Ese día de verano fue, sinceramente, increíble y yo quería seguir conociendo a ese chico, de tal manera que, pasada la fiesta, fuimos a desayunar a una cafetería de ahí. Nos sentamos en una zona para esperar a que ésta abriera y yo me senté al lado de este chico, Gonzalo, ya que veía que por él mismo no iba a venir. Intentaba acercarme, le daba besos, le hablaba y le mantenía la conversación, pero él parecía no mostrar interés. Unos días más tarde me fui a la playa, donde, sin comerlo ni beberlo tuve algo con un chico de ahí a quien conocía desde muy pequeña.
Os explico, con Gonzalo estuve hablando dos días (por mí) hasta que decidí no volver a abrirle conversación, lo cual él tampoco hizo. Este chico de la playa, Adrián... fue raro. De repente un día me dijo de bajar a la playa nosotros dos solos, pero yo jamás me pensaría que quisiera algo conmigo. Es que no sé explicarlo. Era alto (metro ochenta y mucho) estudiaba fisioterapia, era socorrista, guapísimo y tenía 20 años. Total que pasamos de ir a la playa por las tardes a hablar de relaciones, a ir todas y cada una de las noches a dar paseos eternos que acababan a las cinco de la mañana.
El día que fuimos a la playa, hablamos de cómo él acabó con su novia porque le pedía explicaciones cuando se iba con sus amigos -del tipo: con quién vas, mira a ver qué haces, qué chicas va a haber, etc.- y yo le dije que mi ex era tonto (porque lo es y lo será siempre) y pensábamos igual. Los paseos estaban llenos de magia, a partir de los cuales me empecé a creer la posibilidad de que le gustara, aunque fuese lo más mínimo.
Hubo un momento, en nuestro tercer o cuarto paseo, donde nos sentamos en un banco a lo alto de una montaña donde se veía el mar y la playa, con un parque y unas piscinas preciosas al lado. Él apoyó la cabeza sobre mis piernas y yo le acaricié el pelo, lo cual llevó a que él, minutos después, se levantara y se me quedara mirando fijamente. Me reí y le pregunté qué pasaba, a lo que me contestó que no pasaba nada, y bajamos hacia la playa.
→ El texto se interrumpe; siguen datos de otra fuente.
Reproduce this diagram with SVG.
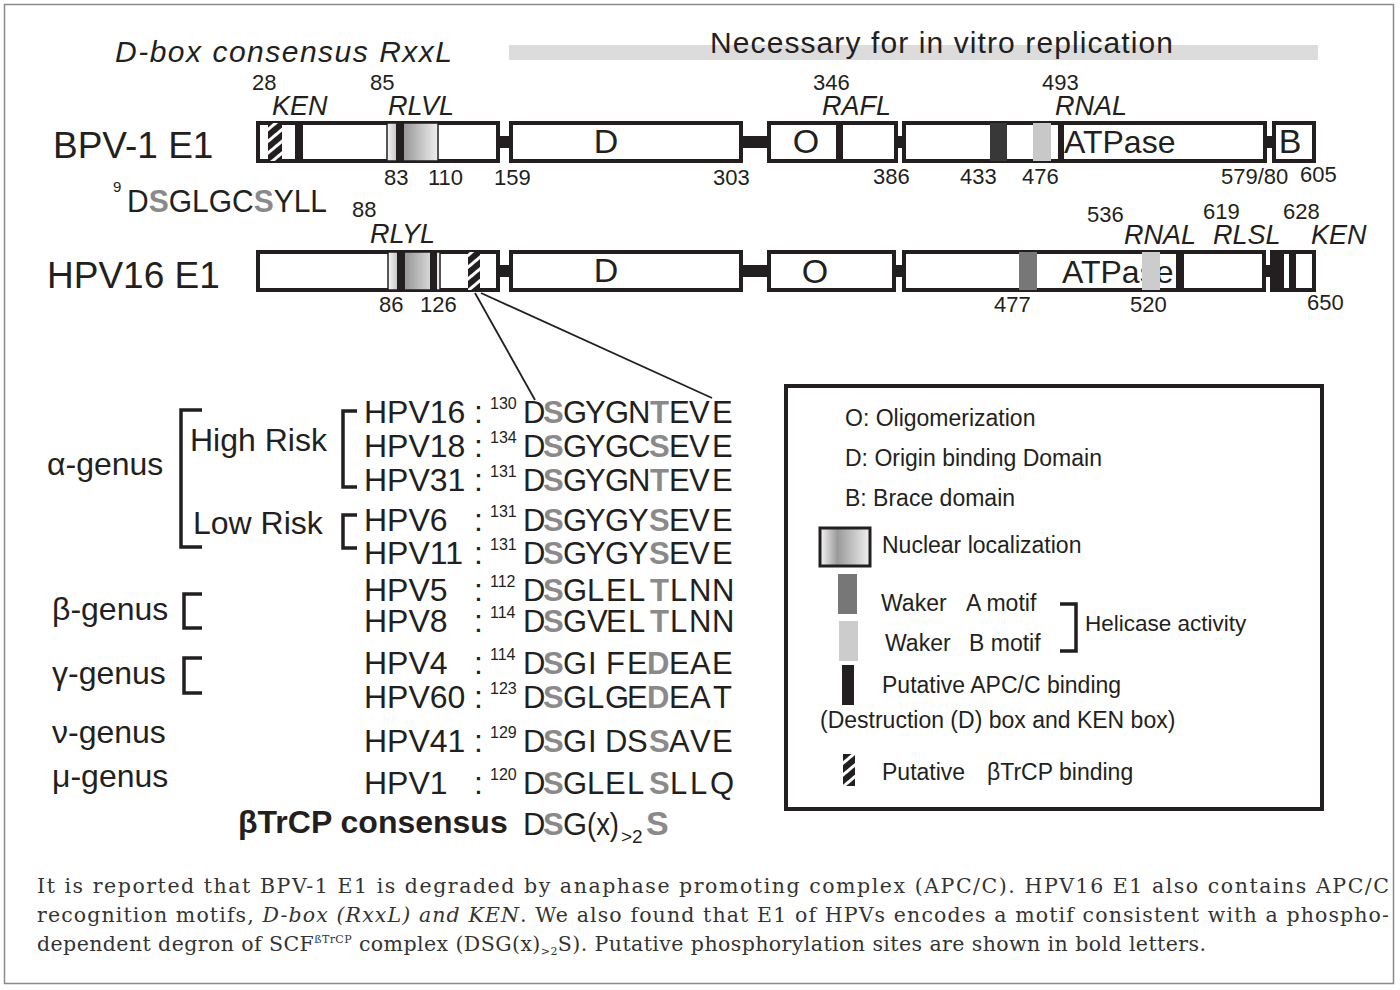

Camino a casa, sugirió sentarnos en un banco enfrente del mar para quedarnos un rato más ahí, a lo cual accedí, y no tardó en aposentar su brazo sobre mis hombros y acercarse, mirándome a los ojos deseosamente, y besarme.
Llegamos a casa cogidos de la mano, siendo el resto del paseo perfecto y llegando a casa a las cinco y veinte de la mañana. Después de ese día, los paseos nocturnos, las tardes de playa, las cenas por ahí y los mojitos de después aumentaron, haciendo de ese mes de agosto uno de los mejores de mi vida.
Pero como todo, el verano acaba, igual que nuestra relación. Él se volvió a Reus y yo a mi pequeño pueblo.
¿Y qué pasó? Gonzalo y yo nos veíamos de vez en cuando, en el momento en el que nos cruzábamos algunos amigos y la situación era la mar de incómoda. Recuerdo con cierta vergüenza el momento en el que nos saludábamos, dando los dos besos tan cerca pero a la vez tan lejos de los labios de cada uno. Pero llegó septiembre y con él, sus fiestas, donde hablamos y volvió a surgir lo que en verano, a lo cual me aferré, igual que él, y cuya historia sigue a día de hoy, cumpliéndose, el 27 de septiembre -día actual- más de un año de nuestra historia, ciertamente interrumpida.